++++ DATA SECTION
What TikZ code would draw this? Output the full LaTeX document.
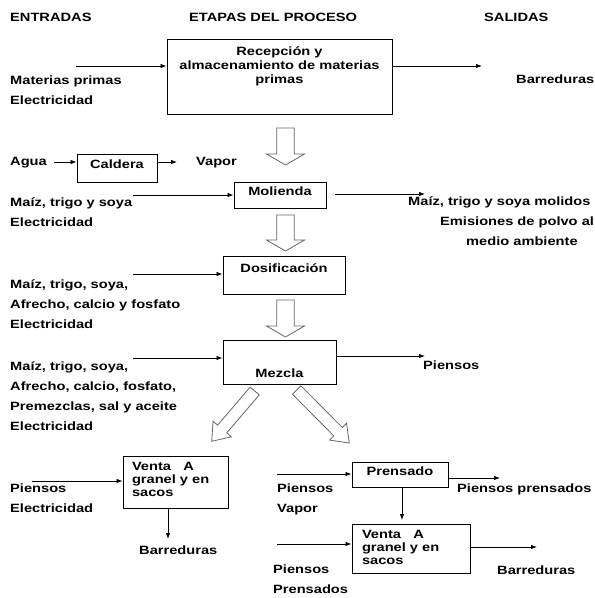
\documentclass[tikz,border=0pt]{standalone}
\usepackage{fontspec}
\setmainfont{Liberation Sans}[FakeStretch=1.22]
\usepackage{tikz}
\usetikzlibrary{
  positioning,
  calc,
  arrows.meta
}

% block arrow: from, to, half shaft, half head, head length
\newcommand{\hollowarrow}[5]{%
  \draw[hollow] let \p1=(#1), \p2=(#2),
      \n1={atan2(\y2-\y1,\x2-\x1)}, \n2={veclen(\x2-\x1,\y2-\y1)-#5} in
    ($(\p1)+(\n1+90:#3)$) -- ($(\p1)+(\n1:\n2)+(\n1+90:#3)$)
    -- ($(\p1)+(\n1:\n2)+(\n1+90:#4)$) -- (\p2)
    -- ($(\p1)+(\n1:\n2)+(\n1-90:#4)$) -- ($(\p1)+(\n1:\n2)+(\n1-90:#3)$)
    -- ($(\p1)+(\n1-90:#3)$) -- cycle;}

\begin{document}
\begin{tikzpicture}[
      x=1pt, y=-1pt,
      font=\fontsize{12}{20}\selectfont\bfseries,
      stage/.style={draw, line width=1pt, inner sep=0pt, anchor=north},
      txt/.style={anchor=base west, align=left, inner sep=0pt},
      flow/.style={-{Latex[length=6pt,width=4.5pt]}, line width=0.8pt},
      hollow/.style={draw=black!60, fill=white, line width=0.8pt}
    ]
      \useasboundingbox (0,0) rectangle (595,598);

      % Headers
      \node[txt] (h-in) at (10,21.5) {ENTRADAS};
      \node[txt] (h-proc) at (189,21.5) {ETAPAS DEL PROCESO};
      \node[txt] (h-out) at (484,21.5) {SALIDAS};

      % Process stages
      \node[stage, font=\fontsize{12}{14}\selectfont\bfseries, text height=16pt, text depth=59pt] (recep) at (279.5,39)
        {\parbox[t]{225pt}{\centering Recepción y\\almacenamiento de materias\\primas}};
      \node[stage, minimum width=80pt, text height=14pt, text depth=14pt] (caldera) at (117,154) {Caldera};
      \node[stage, minimum width=92pt, text height=13pt, text depth=13pt] (molienda) at (280,182) {Molienda};
      \node[stage, minimum width=122pt, text height=16pt, text depth=22pt] (dosif) at (284,256) {Dosificación};
      \node[stage, minimum width=113pt, text height=37pt, text depth=7pt] (mezcla) at (279.5,340) {Mezcla};
      \node[stage, font=\fontsize{12}{13}\selectfont\bfseries, inner xsep=9pt, text height=14pt, text depth=38pt] (venta1) at (175.5,456)
        {\parbox[t]{87pt}{\raggedright Venta\ \ \ A\\granel y en\\sacos}};
      \node[stage, minimum width=96pt, text height=13pt, text depth=12pt] (prensado) at (400,462) {Prensado};
      \node[stage, font=\fontsize{12}{13}\selectfont\bfseries, inner xsep=10pt, text height=14pt, text depth=35pt] (venta2) at (411,524)
        {\parbox[t]{98pt}{\raggedright Venta\ \ \ A\\granel y en\\sacos}};

      % Inputs (placed at the baseline of the last line)
      \node[txt] (in-recep) at (10,104) {Materias primas\\Electricidad};
      \node[txt] (in-agua) at (10,165) {Agua};
      \node[txt] (in-mol) at (10,226) {Maíz, trigo y soya\\Electricidad};
      \node[txt] (in-dosif) at (10,328) {Maíz, trigo, soya,\\Afrecho, calcio y fosfato\\Electricidad};
      \node[txt] (in-mezcla) at (10,430) {Maíz, trigo, soya,\\Afrecho, calcio, fosfato,\\Premezclas, sal y aceite\\Electricidad};
      \node[txt] (in-venta1) at (10,512) {Piensos\\Electricidad};
      \node[txt] (in-prens) at (277,512) {Piensos\\Vapor};
      \node[txt] (in-venta2) at (273,593) {Piensos\\Prensados};

      % Outputs
      \node[txt] (out-recep) at (516,83) {Barreduras};
      \node[txt] (out-cald) at (196,165) {Vapor};
      \node[txt] (out-mol) at (408,245) {Maíz, trigo y soya molidos\\\hspace*{32pt}Emisiones de polvo al\\\hspace*{58pt}medio ambiente};
      \node[txt] (out-mezcla) at (423,369) {Piensos};
      \node[txt] (out-venta1) at (139,554) {Barreduras};
      \node[txt] (out-prens) at (457,492) {Piensos prensados};
      \node[txt] (out-venta2) at (497,574) {Barreduras};

      % Free ends
      \coordinate (recep-in) at (76,66);
      \coordinate (recep-out) at (482,66);
      \coordinate (cald-in) at (54,162);
      \coordinate (cald-out) at (177,162);
      \coordinate (mol-in) at (133,195);
      \coordinate (mol-gap) at (335,194);
      \coordinate (mol-out) at (425,194);
      \coordinate (dosif-in) at (133,274);
      \coordinate (mezcla-in) at (133,358);
      \coordinate (mezcla-out) at (425,356);
      \coordinate (venta1-in) at (32,481);
      \coordinate (venta1-out) at (168,539);
      \coordinate (prens-in) at (277,474);
      \coordinate (prens-out) at (500,478);
      \coordinate (prens-down) at (402,520);
      \coordinate (venta2-in) at (277,544);
      \coordinate (venta2-out) at (537,547);

      % Arrows
      \draw[flow] (recep-in) -- (recep-in -| recep.west);
      \draw[flow] (recep-out -| recep.east) -- (recep-out);
      \draw[flow] (cald-in) -- (cald-in -| caldera.west);
      \draw[flow] (cald-out -| caldera.east) -- (cald-out);
      \draw[flow] (mol-in) -- (mol-in -| molienda.west);
      \draw[flow] (mol-gap) -- (mol-out);
      \draw[flow] (dosif-in) -- (dosif-in -| dosif.west);
      \draw[flow] (mezcla-in) -- (mezcla-in -| mezcla.west);
      \draw[flow] (mezcla-out -| mezcla.east) -- (mezcla-out);
      \draw[flow] (venta1-in) -- (venta1-in -| venta1.west);
      \draw[flow] (venta1-out |- venta1.south) -- (venta1-out);
      \draw[flow] (prens-in) -- (prens-in -| prensado.west);
      \draw[flow] (prens-out -| prensado.east) -- (prens-out);
      \draw[flow] (prens-down |- prensado.south) -- (prens-down);
      \draw[flow] (venta2-in) -- (venta2-in -| venta2.west);
      \draw[flow] (venta2-out -| venta2.east) -- (venta2-out);

      % Block arrows between stages
      \coordinate (b1a) at (285.5,128);   \coordinate (b1b) at (285.5,165);
      \coordinate (b2a) at (285.5,215);   \coordinate (b2b) at (285.5,251);
      \coordinate (b3a) at (285.5,300);   \coordinate (b3b) at (285.5,337);
      \coordinate (b4a) at (254.7,391);   \coordinate (b4b) at (211.7,441.3);
      \coordinate (b5a) at (296.7,390);   \coordinate (b5b) at (349.3,443);
      \hollowarrow{b1a}{b1b}{8.8pt}{19pt}{11pt}
      \hollowarrow{b2a}{b2b}{8.8pt}{19pt}{11pt}
      \hollowarrow{b3a}{b3b}{8.8pt}{19pt}{11pt}
      \hollowarrow{b4a}{b4b}{6pt}{12pt}{16pt}
      \hollowarrow{b5a}{b5b}{6pt}{12pt}{16pt}
    \end{tikzpicture}
\end{document}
++++++++
** WRITTEN EXERCISE **
Omit every picture, then repeat the remaining data exactly as it appears above.

** RESULT **
What TikZ code would draw this? Output the full LaTeX document.
\documentclass[tikz,border=0pt]{standalone}
\usepackage{fontspec}
\setmainfont{Liberation Sans}[FakeStretch=1.22]
\usepackage{tikz}
\usetikzlibrary{
  positioning,
  calc,
  arrows.meta
}

% block arrow: from, to, half shaft, half head, head length
\newcommand{\hollowarrow}[5]{%
  \draw[hollow] let \p1=(#1), \p2=(#2),
      \n1={atan2(\y2-\y1,\x2-\x1)}, \n2={veclen(\x2-\x1,\y2-\y1)-#5} in
    ($(\p1)+(\n1+90:#3)$) -- ($(\p1)+(\n1:\n2)+(\n1+90:#3)$)
    -- ($(\p1)+(\n1:\n2)+(\n1+90:#4)$) -- (\p2)
    -- ($(\p1)+(\n1:\n2)+(\n1-90:#4)$) -- ($(\p1)+(\n1:\n2)+(\n1-90:#3)$)
    -- ($(\p1)+(\n1-90:#3)$) -- cycle;}

\begin{document}
\begin{tikzpicture}[
      x=1pt, y=-1pt,
      font=\fontsize{12}{20}\selectfont\bfseries,
      stage/.style={draw, line width=1pt, inner sep=0pt, anchor=north},
      txt/.style={anchor=base west, align=left, inner sep=0pt},
      flow/.style={-{Latex[length=6pt,width=4.5pt]}, line width=0.8pt},
      hollow/.style={draw=black!60, fill=white, line width=0.8pt}
    ]
      \useasboundingbox (0,0) rectangle (595,598);

      % Headers
      \node[txt] (h-in) at (10,21.5) {ENTRADAS};
      \node[txt] (h-proc) at (189,21.5) {ETAPAS DEL PROCESO};
      \node[txt] (h-out) at (484,21.5) {SALIDAS};

      % Process stages
      \node[stage, font=\fontsize{12}{14}\selectfont\bfseries, text height=16pt, text depth=59pt] (recep) at (279.5,39)
        {\parbox[t]{225pt}{\centering Recepción y\\almacenamiento de materias\\primas}};
      \node[stage, minimum width=80pt, text height=14pt, text depth=14pt] (caldera) at (117,154) {Caldera};
      \node[stage, minimum width=92pt, text height=13pt, text depth=13pt] (molienda) at (280,182) {Molienda};
      \node[stage, minimum width=122pt, text height=16pt, text depth=22pt] (dosif) at (284,256) {Dosificación};
      \node[stage, minimum width=113pt, text height=37pt, text depth=7pt] (mezcla) at (279.5,340) {Mezcla};
      \node[stage, font=\fontsize{12}{13}\selectfont\bfseries, inner xsep=9pt, text height=14pt, text depth=38pt] (venta1) at (175.5,456)
        {\parbox[t]{87pt}{\raggedright Venta\ \ \ A\\granel y en\\sacos}};
      \node[stage, minimum width=96pt, text height=13pt, text depth=12pt] (prensado) at (400,462) {Prensado};
      \node[stage, font=\fontsize{12}{13}\selectfont\bfseries, inner xsep=10pt, text height=14pt, text depth=35pt] (venta2) at (411,524)
        {\parbox[t]{98pt}{\raggedright Venta\ \ \ A\\granel y en\\sacos}};

      % Inputs (placed at the baseline of the last line)
      \node[txt] (in-recep) at (10,104) {Materias primas\\Electricidad};
      \node[txt] (in-agua) at (10,165) {Agua};
      \node[txt] (in-mol) at (10,226) {Maíz, trigo y soya\\Electricidad};
      \node[txt] (in-dosif) at (10,328) {Maíz, trigo, soya,\\Afrecho, calcio y fosfato\\Electricidad};
      \node[txt] (in-mezcla) at (10,430) {Maíz, trigo, soya,\\Afrecho, calcio, fosfato,\\Premezclas, sal y aceite\\Electricidad};
      \node[txt] (in-venta1) at (10,512) {Piensos\\Electricidad};
      \node[txt] (in-prens) at (277,512) {Piensos\\Vapor};
      \node[txt] (in-venta2) at (273,593) {Piensos\\Prensados};

      % Outputs
      \node[txt] (out-recep) at (516,83) {Barreduras};
      \node[txt] (out-cald) at (196,165) {Vapor};
      \node[txt] (out-mol) at (408,245) {Maíz, trigo y soya molidos\\\hspace*{32pt}Emisiones de polvo al\\\hspace*{58pt}medio ambiente};
      \node[txt] (out-mezcla) at (423,369) {Piensos};
      \node[txt] (out-venta1) at (139,554) {Barreduras};
      \node[txt] (out-prens) at (457,492) {Piensos prensados};
      \node[txt] (out-venta2) at (497,574) {Barreduras};

      % Free ends
      \coordinate (recep-in) at (76,66);
      \coordinate (recep-out) at (482,66);
      \coordinate (cald-in) at (54,162);
      \coordinate (cald-out) at (177,162);
      \coordinate (mol-in) at (133,195);
      \coordinate (mol-gap) at (335,194);
      \coordinate (mol-out) at (425,194);
      \coordinate (dosif-in) at (133,274);
      \coordinate (mezcla-in) at (133,358);
      \coordinate (mezcla-out) at (425,356);
      \coordinate (venta1-in) at (32,481);
      \coordinate (venta1-out) at (168,539);
      \coordinate (prens-in) at (277,474);
      \coordinate (prens-out) at (500,478);
      \coordinate (prens-down) at (402,520);
      \coordinate (venta2-in) at (277,544);
      \coordinate (venta2-out) at (537,547);

      % Arrows
      \draw[flow] (recep-in) -- (recep-in -| recep.west);
      \draw[flow] (recep-out -| recep.east) -- (recep-out);
      \draw[flow] (cald-in) -- (cald-in -| caldera.west);
      \draw[flow] (cald-out -| caldera.east) -- (cald-out);
      \draw[flow] (mol-in) -- (mol-in -| molienda.west);
      \draw[flow] (mol-gap) -- (mol-out);
      \draw[flow] (dosif-in) -- (dosif-in -| dosif.west);
      \draw[flow] (mezcla-in) -- (mezcla-in -| mezcla.west);
      \draw[flow] (mezcla-out -| mezcla.east) -- (mezcla-out);
      \draw[flow] (venta1-in) -- (venta1-in -| venta1.west);
      \draw[flow] (venta1-out |- venta1.south) -- (venta1-out);
      \draw[flow] (prens-in) -- (prens-in -| prensado.west);
      \draw[flow] (prens-out -| prensado.east) -- (prens-out);
      \draw[flow] (prens-down |- prensado.south) -- (prens-down);
      \draw[flow] (venta2-in) -- (venta2-in -| venta2.west);
      \draw[flow] (venta2-out -| venta2.east) -- (venta2-out);

      % Block arrows between stages
      \coordinate (b1a) at (285.5,128);   \coordinate (b1b) at (285.5,165);
      \coordinate (b2a) at (285.5,215);   \coordinate (b2b) at (285.5,251);
      \coordinate (b3a) at (285.5,300);   \coordinate (b3b) at (285.5,337);
      \coordinate (b4a) at (254.7,391);   \coordinate (b4b) at (211.7,441.3);
      \coordinate (b5a) at (296.7,390);   \coordinate (b5b) at (349.3,443);
      \hollowarrow{b1a}{b1b}{8.8pt}{19pt}{11pt}
      \hollowarrow{b2a}{b2b}{8.8pt}{19pt}{11pt}
      \hollowarrow{b3a}{b3b}{8.8pt}{19pt}{11pt}
      \hollowarrow{b4a}{b4b}{6pt}{12pt}{16pt}
      \hollowarrow{b5a}{b5b}{6pt}{12pt}{16pt}
    \end{tikzpicture}
\end{document}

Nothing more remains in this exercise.